Buddhism and self-defense

I think without knowing more about the specific situation and individual, it is impossible to judge whether this is a skillful action or not.

I would start off by saying that I agree with you broadly on gun rights and a right to self defense. I'm a believer in the Second Amendment as a guarantee of individual rights to guns. I don't believe that ahimsa requires letting an aggressor harm you or an innocent- there are examples form the jataka and Gandhi's thought that I think are applicable.

If you are carrying a weapon responsibly, you must train regularly in its use or else it becomes a liability- a source of false bravery and potentially the instrument of your own destruction, or of an innocent if used incorrectly. You can also neglect other techniques of self-defense that might prevent a confrontation from being necessary. Things can be replaced. Lives can not be. Do you spend as much time studying techniques of non-violent conflict resolution as you spend at the shooting range? Shooting guns is fun, but what about learning verbal self defense, awareness, victim profiling, aikido, etc.? Many people prepare themselves only for an 'all or nothing' scenario in which the threat is obvious, undeniable, and lethal- this is the vast minority of confrontations, I suspect.

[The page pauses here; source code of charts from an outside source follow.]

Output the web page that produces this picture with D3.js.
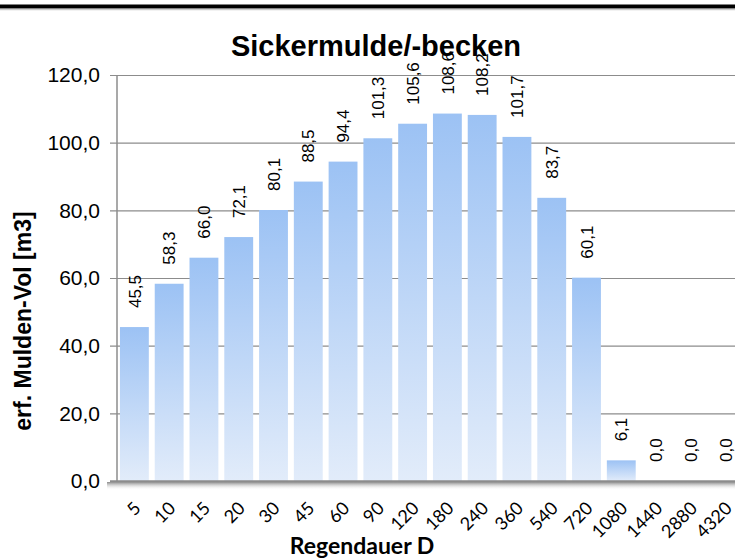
<!DOCTYPE html>
<html>
<head>
<meta charset="utf-8">
<script src="https://cdn.jsdelivr.net/npm/d3@7"></script>
<style>
    body { margin: 0; background: #fff; }
    svg { display: block; }
</style>
</head>
<body>
<svg id="chart" width="735" height="560"></svg>
<script>
/*global d3*/
(function () {
    "use strict";
    var categories = ["5", "10", "15", "20", "30", "45", "60", "90", "120", "180", "240", "360", "540", "720", "1080", "1440", "2880", "4320"],
        volumes = [45.5, 58.3, 66.0, 72.1, 80.1, 88.5, 94.4, 101.3, 105.6, 108.6, 108.2, 101.7, 83.7, 60.1, 6.1, 0.0, 0.0, 0.0],
        yTicks = [0, 20, 40, 60, 80, 100, 120];

    var svg = d3.select("#chart"),
        left = 117,
        right = 743,
        top = 75,
        bottom = 481;

    var fmt = function (v) {
        return d3.format(".1f")(v).replace(".", ",");
    };

    var x = d3.scaleBand()
        .domain(categories)
        .range([left, right])
        .paddingInner(0.17)
        .paddingOuter(0.085);
    var y = d3.scaleLinear().domain([0, 120]).range([bottom, top]);

    var defs = svg.append("defs");
    var barGrad = defs.append("linearGradient")
        .attr("id", "barGrad")
        .attr("x1", 0).attr("y1", 0).attr("x2", 0).attr("y2", 1);
    barGrad.append("stop").attr("offset", "0%").attr("stop-color", "#9cc2f4");
    barGrad.append("stop").attr("offset", "100%").attr("stop-color", "#e2ecfa");

    var shadeGrad = defs.append("linearGradient")
        .attr("id", "shadeGrad")
        .attr("x1", 0).attr("y1", 0).attr("x2", 0).attr("y2", 1);
    shadeGrad.append("stop").attr("offset", "0%").attr("stop-color", "#8a8a8a");
    shadeGrad.append("stop").attr("offset", "100%").attr("stop-color", "#ffffff").attr("stop-opacity", 0);

    // frame line at the top of the picture
    svg.append("rect").attr("x", 0).attr("y", 4.5).attr("width", 735).attr("height", 4).attr("fill", "#000");
    svg.append("rect").attr("x", 0).attr("y", 8.5).attr("width", 735).attr("height", 3).attr("fill", "url(#shadeGrad)");

    // gridlines + left ticks
    var yAxis = d3.axisLeft(y)
        .tickValues(yTicks)
        .tickSize(-(735 - left))
        .tickPadding(16)
        .tickFormat(fmt);
    var gy = svg.append("g")
        .attr("transform", "translate(" + left + ",0)")
        .call(yAxis);
    gy.select(".domain").remove();
    gy.selectAll(".tick line")
        .attr("x1", -7)
        .attr("stroke", "#8c8c8c")
        .attr("stroke-width", 1.2);
    gy.selectAll(".tick text")
        .attr("x", -17)
        .attr("font-family", "'Liberation Sans', Arial, sans-serif")
        .attr("font-size", 21)
        .attr("fill", "#000");

    // shadow under the category axis
    svg.append("rect")
        .attr("x", left - 10).attr("y", bottom + 1)
        .attr("width", 735 - left + 10).attr("height", 8)
        .attr("fill", "url(#shadeGrad)");

    svg.append("g").selectAll("rect")
        .data(volumes)
        .join("rect")
        .attr("x", function (d, i) { return x(categories[i]); })
        .attr("y", function (d) { return y(d); })
        .attr("width", x.bandwidth())
        .attr("height", function (d) { return y(0) - y(d); })
        .attr("fill", "url(#barGrad)");

    // axis lines
    svg.append("line")
        .attr("x1", left).attr("x2", left).attr("y1", top).attr("y2", bottom)
        .attr("stroke", "#8c8c8c").attr("stroke-width", 1.5);
    svg.append("line")
        .attr("x1", left - 7).attr("x2", 735).attr("y1", bottom).attr("y2", bottom)
        .attr("stroke", "#8c8c8c").attr("stroke-width", 1.5);

    // value labels
    svg.append("g").selectAll("text")
        .data(volumes)
        .join("text")
        .attr("transform", function (d, i) {
            var cx = x(categories[i]) + x.bandwidth() / 2;
            return "translate(" + cx + "," + (y(d) - 19) + ") rotate(-90)";
        })
        .attr("dy", "0.36em")
        .attr("text-anchor", "start")
        .attr("font-family", "'Liberation Sans', Arial, sans-serif")
        .attr("font-size", 17)
        .text(function (d) { return fmt(d); });

    // category labels
    svg.append("g").selectAll("text")
        .data(categories)
        .join("text")
        .attr("transform", function (d) {
            var cx = x(d) + x.bandwidth() / 2;
            return "translate(" + (cx + 3) + "," + (bottom + 24) + ") rotate(-45)";
        })
        .attr("dy", "0.35em")
        .attr("text-anchor", "end")
        .attr("font-family", "Lato, 'Open Sans', sans-serif")
        .attr("font-size", 18)
        .text(function (d) { return d; });

    svg.append("text")
        .attr("x", 376).attr("y", 56)
        .attr("text-anchor", "middle")
        .attr("font-family", "'Liberation Sans', Arial, sans-serif")
        .attr("font-weight", "bold")
        .attr("font-size", 29)
        .text("Sickermulde/-becken");

    svg.append("text")
        .attr("transform", "translate(31,321) rotate(-90)")
        .attr("text-anchor", "middle")
        .attr("font-family", "'Liberation Sans', Arial, sans-serif")
        .attr("font-weight", "bold")
        .attr("font-size", 23)
        .text("erf. Mulden-Vol [m3]");

    // axis title sits low, keep the descender inside the picture
    svg.append("text")
        .attr("x", 362).attr("y", 554)
        .attr("text-anchor", "middle")
        .attr("font-family", "Lato, 'Open Sans', sans-serif")
        .attr("font-weight", "bold")
        .attr("font-size", 23)
        .text("Regendauer D");
}());
</script>
</body>
</html>
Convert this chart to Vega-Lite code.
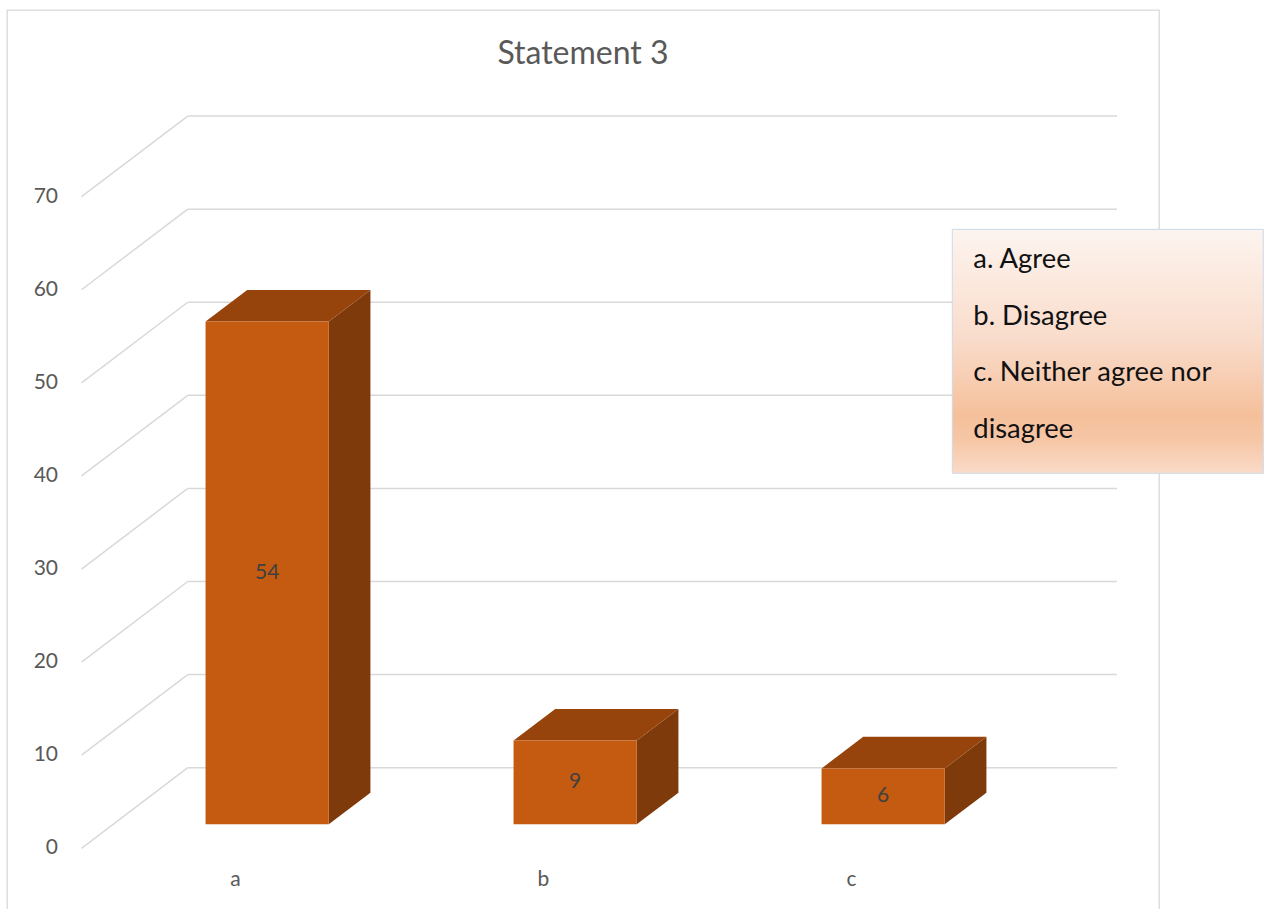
{
  "$schema": "https://vega.github.io/schema/vega-lite/v6.json",
  "width": 1152,
  "height": 902,
  "autosize": "none",
  "padding": {"left": 7, "top": 10, "right": 106, "bottom": 0},
  "background": "#ffffff",
  "config": {
    "font": "Lato",
    "view": {"stroke": "#d9d9d9", "strokeWidth": 1.3}
  },
  "title": {
    "text": "Statement 3",
    "font": "Lato",
    "fontSize": 32,
    "fontWeight": "normal",
    "color": "#595959",
    "anchor": "middle",
    "frame": "group",
    "baseline": "alphabetic",
    "offset": -85.5
  },
  "datasets": {
    "responses": [
      {"label": "a", "value": 54},
      {"label": "b", "value": 9},
      {"label": "c", "value": 6}
    ],
    "ticks": [
      {"tick": 0}, {"tick": 10}, {"tick": 20}, {"tick": 30},
      {"tick": 40}, {"tick": 50}, {"tick": 60}, {"tick": 70}
    ],
    "note": [
      {"text": "a. Agree\nb. Disagree\nc. Neither agree nor\ndisagree"}
    ]
  },
  "layer": [
    {
      "description": "side wall: oblique gridlines running from the floor front to the back wall",
      "data": {"name": "ticks"},
      "transform": [{"calculate": "datum.tick + 8.658", "as": "wall"}],
      "mark": {"type": "rule", "color": "#d9d9d9", "strokeWidth": 1.5},
      "encoding": {
        "x": {"datum": 0, "type": "quantitative", "scale": {"domain": [-0.2419, 3.4984], "nice": false, "zero": false}, "axis": null},
        "x2": {"datum": 0.345},
        "y": {"field": "tick", "type": "quantitative", "scale": {"domain": [-6.843, 90.053], "nice": false, "zero": false}, "axis": null},
        "y2": {"field": "wall"}
      }
    },
    {
      "description": "back wall gridlines",
      "data": {"name": "ticks"},
      "transform": [{"calculate": "datum.tick + 8.658", "as": "wall"}],
      "mark": {"type": "rule", "color": "#d9d9d9", "strokeWidth": 1.5},
      "encoding": {
        "x": {"datum": 0.345, "type": "quantitative", "scale": {"domain": [-0.2419, 3.4984], "nice": false, "zero": false}, "axis": null},
        "x2": {"datum": 3.362},
        "y": {"field": "wall", "type": "quantitative", "scale": {"domain": [-6.843, 90.053], "nice": false, "zero": false}, "axis": null}
      }
    },
    {
      "description": "value axis labels at the front end of each oblique gridline",
      "data": {"name": "ticks"},
      "mark": {"type": "text", "font": "Lato", "fontSize": 21, "color": "#595959", "align": "right", "baseline": "middle"},
      "encoding": {
        "x": {"datum": -0.0763, "type": "quantitative", "scale": {"domain": [-0.2419, 3.4984], "nice": false, "zero": false}, "axis": null},
        "y": {"field": "tick", "type": "quantitative", "scale": {"domain": [-6.843, 90.053], "nice": false, "zero": false}, "axis": null},
        "text": {"field": "tick", "type": "quantitative"}
      }
    },
    {
      "description": "right-hand side face of each column",
      "data": {"name": "responses"},
      "transform": [
        {"window": [{"op": "row_number", "as": "rank"}]},
        {"calculate": "datum.rank - 1", "as": "i"},
        {"calculate": "[0.298, 0.69]", "as": "d"},
        {"flatten": ["d"]},
        {"calculate": "datum.i + 0.7 + 0.345 * datum.d", "as": "xs"},
        {"calculate": "datum.value + 8.658 * datum.d", "as": "yt"},
        {"calculate": "8.658 * datum.d", "as": "yb"}
      ],
      "mark": {"type": "area", "orient": "vertical", "color": "#7f3a0b"},
      "encoding": {
        "x": {"field": "xs", "type": "quantitative", "scale": {"domain": [-0.2419, 3.4984], "nice": false, "zero": false}, "axis": null},
        "y": {"field": "yt", "type": "quantitative", "stack": null, "scale": {"domain": [-6.843, 90.053], "nice": false, "zero": false}, "axis": null},
        "y2": {"field": "yb"},
        "detail": {"field": "label", "type": "nominal"}
      }
    },
    {
      "description": "top face of each column",
      "data": {"name": "responses"},
      "transform": [
        {"window": [{"op": "row_number", "as": "rank"}]},
        {"calculate": "datum.rank - 1", "as": "i"},
        {"calculate": "[0.298, 0.69]", "as": "d"},
        {"flatten": ["d"]},
        {"calculate": "datum.i + 0.3 + 0.345 * datum.d", "as": "xl"},
        {"calculate": "datum.i + 0.7 + 0.345 * datum.d", "as": "xr"},
        {"calculate": "datum.value + 8.658 * datum.d", "as": "yt"}
      ],
      "mark": {"type": "area", "orient": "horizontal", "color": "#97440c"},
      "encoding": {
        "x": {"field": "xl", "type": "quantitative", "stack": null, "scale": {"domain": [-0.2419, 3.4984], "nice": false, "zero": false}, "axis": null},
        "x2": {"field": "xr"},
        "y": {"field": "yt", "type": "quantitative", "scale": {"domain": [-6.843, 90.053], "nice": false, "zero": false}, "axis": null},
        "detail": {"field": "label", "type": "nominal"}
      }
    },
    {
      "description": "front face of each column",
      "data": {"name": "responses"},
      "transform": [
        {"window": [{"op": "row_number", "as": "rank"}]},
        {"calculate": "datum.rank - 1", "as": "i"},
        {"calculate": "datum.i + 0.3 + 0.1028", "as": "x0"},
        {"calculate": "datum.i + 0.7 + 0.1028", "as": "x1"},
        {"calculate": "datum.value + 2.58", "as": "yt"}
      ],
      "mark": {"type": "rect", "color": "#c55a11"},
      "encoding": {
        "x": {"field": "x0", "type": "quantitative", "scale": {"domain": [-0.2419, 3.4984], "nice": false, "zero": false}, "axis": null},
        "x2": {"field": "x1"},
        "y": {"field": "yt", "type": "quantitative", "scale": {"domain": [-6.843, 90.053], "nice": false, "zero": false}, "axis": null},
        "y2": {"datum": 2.58}
      }
    },
    {
      "description": "value labels centred on the front faces",
      "data": {"name": "responses"},
      "transform": [
        {"window": [{"op": "row_number", "as": "rank"}]},
        {"calculate": "datum.rank - 0.5 + 0.1028", "as": "xc"},
        {"calculate": "datum.value / 2 + 2.58", "as": "yc"}
      ],
      "mark": {"type": "text", "font": "Lato", "fontSize": 21, "color": "#404040", "align": "center", "baseline": "middle"},
      "encoding": {
        "x": {"field": "xc", "type": "quantitative", "scale": {"domain": [-0.2419, 3.4984], "nice": false, "zero": false}, "axis": null},
        "y": {"field": "yc", "type": "quantitative", "scale": {"domain": [-6.843, 90.053], "nice": false, "zero": false}, "axis": null},
        "text": {"field": "value", "type": "quantitative"}
      }
    },
    {
      "description": "category labels along the floor front",
      "data": {"name": "responses"},
      "transform": [
        {"window": [{"op": "row_number", "as": "rank"}]},
        {"calculate": "datum.rank - 0.5", "as": "xc"}
      ],
      "mark": {"type": "text", "font": "Lato", "fontSize": 21, "color": "#595959", "align": "center", "baseline": "middle"},
      "encoding": {
        "x": {"field": "xc", "type": "quantitative", "scale": {"domain": [-0.2419, 3.4984], "nice": false, "zero": false}, "axis": null},
        "y": {"datum": -3.405, "type": "quantitative", "scale": {"domain": [-6.843, 90.053], "nice": false, "zero": false}, "axis": null},
        "text": {"field": "label", "type": "nominal"}
      }
    },
    {
      "description": "key box with a light orange gradient",
      "data": {"name": "note"},
      "mark": {
        "type": "rect",
        "stroke": "#cdd9ea",
        "strokeWidth": 1,
        "fill": {
          "gradient": "linear", "x1": 0, "y1": 0, "x2": 0, "y2": 1,
          "stops": [
            {"offset": 0, "color": "#fdf4ef"},
            {"offset": 0.45, "color": "#f9dccb"},
            {"offset": 0.76, "color": "#f5c09b"},
            {"offset": 0.86, "color": "#f6c6a5"},
            {"offset": 1, "color": "#fadbc8"}
          ]
        }
      },
      "encoding": {
        "x": {"datum": 2.8273, "type": "quantitative", "scale": {"domain": [-0.2419, 3.4984], "nice": false, "zero": false}, "axis": null},
        "x2": {"datum": 3.837},
        "y": {"datum": 66.49, "type": "quantitative", "scale": {"domain": [-6.843, 90.053], "nice": false, "zero": false}, "axis": null},
        "y2": {"datum": 40.28}
      }
    },
    {
      "description": "key text",
      "data": {"name": "note"},
      "mark": {"type": "text", "font": "Lato", "fontSize": 27.4, "color": "#111111", "align": "left", "baseline": "middle", "lineBreak": "\n", "lineHeight": 56.7},
      "encoding": {
        "x": {"datum": 2.8955, "type": "quantitative", "scale": {"domain": [-0.2419, 3.4984], "nice": false, "zero": false}, "axis": null},
        "y": {"datum": 63.2, "type": "quantitative", "scale": {"domain": [-6.843, 90.053], "nice": false, "zero": false}, "axis": null},
        "text": {"field": "text", "type": "nominal"}
      }
    }
  ]
}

I also see a difference between self-defense in the home and out on the street. If you have a job that requires you to be in a dangerous area at dangerous times, that is one thing. If you have a paranoid assessment of the danger that you face every day, that is another. If you are carrying a gun, are you preparing yourself to retreat or de-escalate when the opportunity presents itself, or are you preparing yourself to escalate a situation into an armed confrontation?

It is easy to slip into a "war zone" mindset where you are preparing yourself for violence at any moment. I think that the number of actual situations in the world where this is true is very small, but the mindset can become established and hard to shake. We see numerous cases in the United States where people were shot not because they posed a threat, but because the people who shot them believed they lived in a more dangerous world than they really did.

So I think it comes down to: * How realistic is your assessment of the threats that you face? and * How are you preparing yourself, and are you taking sufficient measures to ensure that you don't become the source of violence rather than responding to it?